What is expected —
Omit all images. Write out the rest of the material exactly.
****
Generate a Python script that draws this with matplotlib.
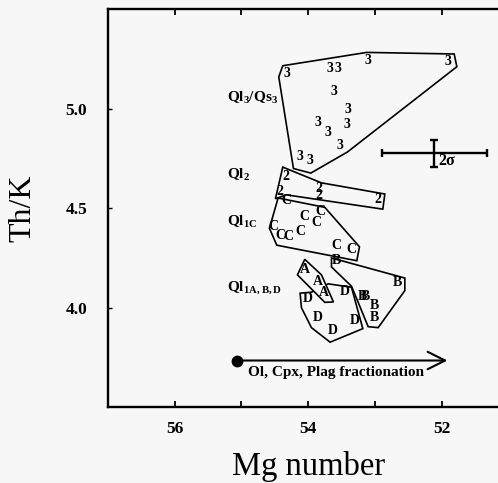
import matplotlib
matplotlib.use("Agg")
import matplotlib.pyplot as plt
from matplotlib.patches import Polygon, FancyArrowPatch

plt.rcParams['font.family'] = ['Liberation Serif', 'DejaVu Serif']
plt.rcParams['mathtext.default'] = 'regular'

BG = '#f7f7f7'

# Labelled sample points (Mg number, Th/K) for each unit
ql3_x = [54.31, 53.67, 53.55, 53.10, 51.90, 53.61, 53.41, 53.42, 53.85, 53.70, 53.52, 54.12, 53.97]
ql3_y = [5.176, 5.20, 5.20, 5.24, 5.235, 5.084, 4.993, 4.922, 4.929, 4.88, 4.813, 4.76, 4.737]

ql2_x = [54.34, 53.84, 53.84, 52.95, 54.43]
ql2_y = [4.661, 4.601, 4.562, 4.544, 4.585]

qlc_x = [54.33, 53.82, 54.05, 53.88, 54.52, 54.41, 54.30, 54.11, 53.58, 53.35]
qlc_y = [4.537, 4.483, 4.458, 4.429, 4.407, 4.362, 4.357, 4.385, 4.311, 4.294]

qla_x = [54.05, 53.85, 53.77]
qla_y = [4.192, 4.134, 4.078]

qlb_x = [53.57, 52.66, 53.19, 53.14, 53.00, 53.01]
qlb_y = [4.238, 4.125, 4.056, 4.056, 4.013, 3.951]

qld_x = [54.00, 53.45, 53.85, 53.63, 53.30]
qld_y = [4.044, 4.081, 3.951, 3.888, 3.934]

# Field outlines
ql3_field = [(54.38, 5.215), (54.44, 5.159), (54.22, 4.699), (53.96, 4.676),
             (53.41, 4.782), (51.77, 5.21), (51.81, 5.274), (53.12, 5.282)]
ql2_field = [(54.38, 4.706), (53.80, 4.627), (52.85, 4.571), (52.88, 4.495),
             (54.33, 4.567), (54.49, 4.547)]
qlc_field = [(54.45, 4.551), (54.58, 4.399), (54.47, 4.314), (53.27, 4.236),
             (53.23, 4.306), (53.75, 4.504)]
qlb_field = [(53.65, 4.25), (53.65, 4.205), (53.35, 4.108), (53.27, 4.044),
             (53.10, 3.905), (52.95, 3.90), (52.55, 4.086), (52.55, 4.149)]
qld_field = [(54.12, 4.073), (53.95, 4.078), (53.70, 4.12), (53.35, 4.103),
             (53.18, 3.895), (53.67, 3.827), (53.95, 3.90), (54.10, 4.0)]
qla_field = [(54.05, 4.243), (54.16, 4.165), (53.75, 4.027), (53.62, 4.029),
             (53.80, 4.165)]

# Unit names and their label positions
unit_names = ['Ql$_{3}$/Qs$_{3}$', 'Ql$_{2}$', 'Ql$_{1C}$', 'Ql$_{1A,B,D}$']
unit_label_x = [55.22, 55.22, 55.22, 55.22]
unit_label_y = [5.052, 4.669, 4.429, 4.098]

# 2-sigma analytical uncertainty
err_x, err_y = 52.11, 4.775
err_dx, err_dy = 0.787, 0.067

# Fractionation trend
trend_start = (55.06, 3.735)
trend_end = (51.87, 3.735)
trend_text = 'Ol, Cpx, Plag fractionation'

x_ticks = [56, 55, 54, 53, 52]
x_ticklabels = ['56', '', '54', '', '52']
y_ticks = [4.0, 4.5, 5.0]
y_ticklabels = ['4.0', '4.5', '5.0']

fig = plt.figure(figsize=(4.98, 4.83), dpi=100, facecolor=BG)
ax = fig.add_axes([0.2169, 0.1567, 0.8036, 0.8247], facecolor=BG)
ax.set_xlim(57, 51)
ax.set_ylim(3.5, 5.5)

for field, fill in [(ql3_field, False), (ql2_field, False), (qlc_field, False),
                    (qlb_field, False), (qld_field, False), (qla_field, True)]:
    ax.add_patch(Polygon(field, closed=True, facecolor=BG if fill else 'none',
                         edgecolor='black', lw=1.2, zorder=2 if fill else 1))

pt_kw = dict(ha='center', va='center', fontsize=10, fontweight='bold', zorder=3)
for xs, ys, ch in [(ql3_x, ql3_y, '3'), (ql2_x, ql2_y, '2'), (qlc_x, qlc_y, 'C'),
                   (qla_x, qla_y, 'A'), (qlb_x, qlb_y, 'B'), (qld_x, qld_y, 'D')]:
    for x, y in zip(xs, ys):
        ax.text(x, y, ch, **pt_kw)

for name, x, y in zip(unit_names, unit_label_x, unit_label_y):
    ax.text(x, y, name, ha='left', va='center', fontsize=11, fontweight='bold')

ax.errorbar(err_x, err_y, xerr=err_dx, yerr=err_dy, color='black', lw=1.7,
            capsize=3, capthick=1.7)
ax.text(err_x - 0.06, err_y - 0.04, '2σ', ha='left', va='center', fontsize=11.5,
        fontweight='bold')

ax.plot([trend_start[0]], [trend_start[1]], 'o', color='black', ms=7.5)
ax.add_patch(FancyArrowPatch(trend_start, trend_end,
                             arrowstyle='->,head_length=0.7,head_width=0.35',
                             mutation_scale=18, lw=1.5, color='black'))
ax.text(53.58, 3.675, trend_text, ha='center', va='center', fontsize=11,
        fontweight='bold')

ax.set_xticks(x_ticks)
ax.set_xticklabels(x_ticklabels, fontsize=12.5, fontweight='bold')
ax.set_yticks(y_ticks)
ax.set_yticklabels(y_ticklabels, fontsize=12.5, fontweight='bold')
ax.tick_params(axis='x', direction='in', length=4, width=1.3, top=True, pad=10)
ax.tick_params(axis='y', direction='in', length=3, width=1.0, pad=15)

for side in ['left', 'bottom', 'top', 'right']:
    ax.spines[side].set_linewidth(1.7)

ax.set_xlabel('Mg number', fontsize=23.5, labelpad=10)
ax.set_ylabel('Th/K', fontsize=23, labelpad=20)

fig.savefig('out.png', dpi=100, facecolor=BG)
****
Written solution —
Generate a Python script that draws this with matplotlib.
import matplotlib
matplotlib.use("Agg")
import matplotlib.pyplot as plt
from matplotlib.patches import Polygon, FancyArrowPatch

plt.rcParams['font.family'] = ['Liberation Serif', 'DejaVu Serif']
plt.rcParams['mathtext.default'] = 'regular'

BG = '#f7f7f7'

# Labelled sample points (Mg number, Th/K) for each unit
ql3_x = [54.31, 53.67, 53.55, 53.10, 51.90, 53.61, 53.41, 53.42, 53.85, 53.70, 53.52, 54.12, 53.97]
ql3_y = [5.176, 5.20, 5.20, 5.24, 5.235, 5.084, 4.993, 4.922, 4.929, 4.88, 4.813, 4.76, 4.737]

ql2_x = [54.34, 53.84, 53.84, 52.95, 54.43]
ql2_y = [4.661, 4.601, 4.562, 4.544, 4.585]

qlc_x = [54.33, 53.82, 54.05, 53.88, 54.52, 54.41, 54.30, 54.11, 53.58, 53.35]
qlc_y = [4.537, 4.483, 4.458, 4.429, 4.407, 4.362, 4.357, 4.385, 4.311, 4.294]

qla_x = [54.05, 53.85, 53.77]
qla_y = [4.192, 4.134, 4.078]

qlb_x = [53.57, 52.66, 53.19, 53.14, 53.00, 53.01]
qlb_y = [4.238, 4.125, 4.056, 4.056, 4.013, 3.951]

qld_x = [54.00, 53.45, 53.85, 53.63, 53.30]
qld_y = [4.044, 4.081, 3.951, 3.888, 3.934]

# Field outlines
ql3_field = [(54.38, 5.215), (54.44, 5.159), (54.22, 4.699), (53.96, 4.676),
             (53.41, 4.782), (51.77, 5.21), (51.81, 5.274), (53.12, 5.282)]
ql2_field = [(54.38, 4.706), (53.80, 4.627), (52.85, 4.571), (52.88, 4.495),
             (54.33, 4.567), (54.49, 4.547)]
qlc_field = [(54.45, 4.551), (54.58, 4.399), (54.47, 4.314), (53.27, 4.236),
             (53.23, 4.306), (53.75, 4.504)]
qlb_field = [(53.65, 4.25), (53.65, 4.205), (53.35, 4.108), (53.27, 4.044),
             (53.10, 3.905), (52.95, 3.90), (52.55, 4.086), (52.55, 4.149)]
qld_field = [(54.12, 4.073), (53.95, 4.078), (53.70, 4.12), (53.35, 4.103),
             (53.18, 3.895), (53.67, 3.827), (53.95, 3.90), (54.10, 4.0)]
qla_field = [(54.05, 4.243), (54.16, 4.165), (53.75, 4.027), (53.62, 4.029),
             (53.80, 4.165)]

# Unit names and their label positions
unit_names = ['Ql$_{3}$/Qs$_{3}$', 'Ql$_{2}$', 'Ql$_{1C}$', 'Ql$_{1A,B,D}$']
unit_label_x = [55.22, 55.22, 55.22, 55.22]
unit_label_y = [5.052, 4.669, 4.429, 4.098]

# 2-sigma analytical uncertainty
err_x, err_y = 52.11, 4.775
err_dx, err_dy = 0.787, 0.067

# Fractionation trend
trend_start = (55.06, 3.735)
trend_end = (51.87, 3.735)
trend_text = 'Ol, Cpx, Plag fractionation'

x_ticks = [56, 55, 54, 53, 52]
x_ticklabels = ['56', '', '54', '', '52']
y_ticks = [4.0, 4.5, 5.0]
y_ticklabels = ['4.0', '4.5', '5.0']

fig = plt.figure(figsize=(4.98, 4.83), dpi=100, facecolor=BG)
ax = fig.add_axes([0.2169, 0.1567, 0.8036, 0.8247], facecolor=BG)
ax.set_xlim(57, 51)
ax.set_ylim(3.5, 5.5)

for field, fill in [(ql3_field, False), (ql2_field, False), (qlc_field, False),
                    (qlb_field, False), (qld_field, False), (qla_field, True)]:
    ax.add_patch(Polygon(field, closed=True, facecolor=BG if fill else 'none',
                         edgecolor='black', lw=1.2, zorder=2 if fill else 1))

pt_kw = dict(ha='center', va='center', fontsize=10, fontweight='bold', zorder=3)
for xs, ys, ch in [(ql3_x, ql3_y, '3'), (ql2_x, ql2_y, '2'), (qlc_x, qlc_y, 'C'),
                   (qla_x, qla_y, 'A'), (qlb_x, qlb_y, 'B'), (qld_x, qld_y, 'D')]:
    for x, y in zip(xs, ys):
        ax.text(x, y, ch, **pt_kw)

for name, x, y in zip(unit_names, unit_label_x, unit_label_y):
    ax.text(x, y, name, ha='left', va='center', fontsize=11, fontweight='bold')

ax.errorbar(err_x, err_y, xerr=err_dx, yerr=err_dy, color='black', lw=1.7,
            capsize=3, capthick=1.7)
ax.text(err_x - 0.06, err_y - 0.04, '2σ', ha='left', va='center', fontsize=11.5,
        fontweight='bold')

ax.plot([trend_start[0]], [trend_start[1]], 'o', color='black', ms=7.5)
ax.add_patch(FancyArrowPatch(trend_start, trend_end,
                             arrowstyle='->,head_length=0.7,head_width=0.35',
                             mutation_scale=18, lw=1.5, color='black'))
ax.text(53.58, 3.675, trend_text, ha='center', va='center', fontsize=11,
        fontweight='bold')

ax.set_xticks(x_ticks)
ax.set_xticklabels(x_ticklabels, fontsize=12.5, fontweight='bold')
ax.set_yticks(y_ticks)
ax.set_yticklabels(y_ticklabels, fontsize=12.5, fontweight='bold')
ax.tick_params(axis='x', direction='in', length=4, width=1.3, top=True, pad=10)
ax.tick_params(axis='y', direction='in', length=3, width=1.0, pad=15)

for side in ['left', 'bottom', 'top', 'right']:
    ax.spines[side].set_linewidth(1.7)

ax.set_xlabel('Mg number', fontsize=23.5, labelpad=10)
ax.set_ylabel('Th/K', fontsize=23, labelpad=20)

fig.savefig('out.png', dpi=100, facecolor=BG)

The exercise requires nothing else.